Who were and weren't the Oneidas?

Not too many years ago, references to the Oneida Football Club of Boston usually described it as the first soccer team in the United States. Even those of us who were skeptics about this idea were willing to concede the possibility that it might be true.

The Oneidas began play in 1862, a year before the rules of association football were standardized in a famous series of meetings at the Freemasons Tavern in London. This date has sometimes been cited as proof that the game they were playing could not have been soccer, and there is a lot of logic to that argument. However, the Oneidas came from wealthy families, and could have been in contact with their English counterparts. At least one of them had been to England. Gerrit Smith Miller had accompanied his father, a gentleman farmer from near Syracuse, N.Y., on cattle-buying trips to England.

The participants in the Freemasons Tavern meetings did not invent a new game, but rather standardized the rules of a game that was already being played in similar forms at various English schools and colleges. The possibility that Miller or one of the other Oneidas could have obtained a copy of the rules of one of those forms while they were in England is the reason why even skeptics have considered it not impossible that the Oneidas might have been playing an early prototype of soccer.

However, accounts found in recent years by Melvin I. Smith of Asheville, N.C., the foremost researcher into 19th-century American games in various types of football, have indicated that the game that the Oneidas were playing was much more like rugby football than like association football (despite the fact that the monument on the Boston Common near where the Oneidas played features a soccer ball). Because rugby and association football were not yet standardized, Smith categorizes the game the Oneidas were playing as the "American kicking game" (Smith uses the terms "carrying game" and "kicking game" much the way some others have used "handling game" and "dribbling game"). By the early 1870s, when it was the usual form of football being played at Harvard, the Oneidas' game was referred to as the Boston Rules Game.

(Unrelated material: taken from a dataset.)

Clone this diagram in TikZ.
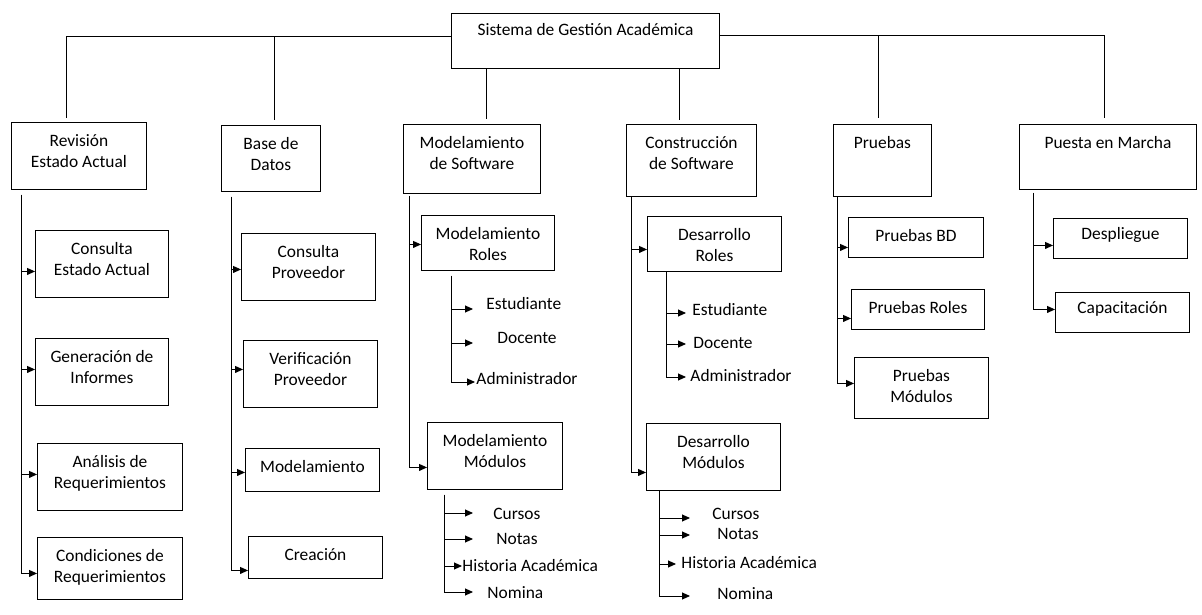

The Oneidas were prep school students, primarily from the Dixwell Latin School, but with a few players mixed in from other schools. Dixwell Latin had played football for almost 10 years before the Oneidas were formed under the leadership of three students, Miller, Huntington Wolcott and Clifford Watson, in November 1862. The Oneidas' games, all played in October or November, took place in an open section of the Boston Common. They played three seasons, finally disbanding in November 1864, although several of their main players graduated from Dixwell in June 1864 and didn't play in the final season. During those three seasons, they were undefeated and unscored upon in 10 games against teams from the Boston Public Latin School, the Boston English High School, Dorchester High School and the Roxbury Latin School.

Regardless of which football code the Oneidas' game is called a forerunner of, the team should occupy an honored place in the histories of American soccer, American football and American rugby. This is because the Oneidas were the first football team of any type in the United States to be organized on a continuing basis, week to week and season to season, rather than just for the day or for the game. That monument on the Boston Common lists the names of the players on the back. Underneath the names, someone has scrawled in what looks like crayon (or did last September) a message to present-day soccer players: "They are watching you." This remains true no matter which type of football the Oneidas played.

So, it seems that the Oneidas weren't really the first American soccer team. Even so, they were an important stepping stone in the direction of the American soccer that we know today.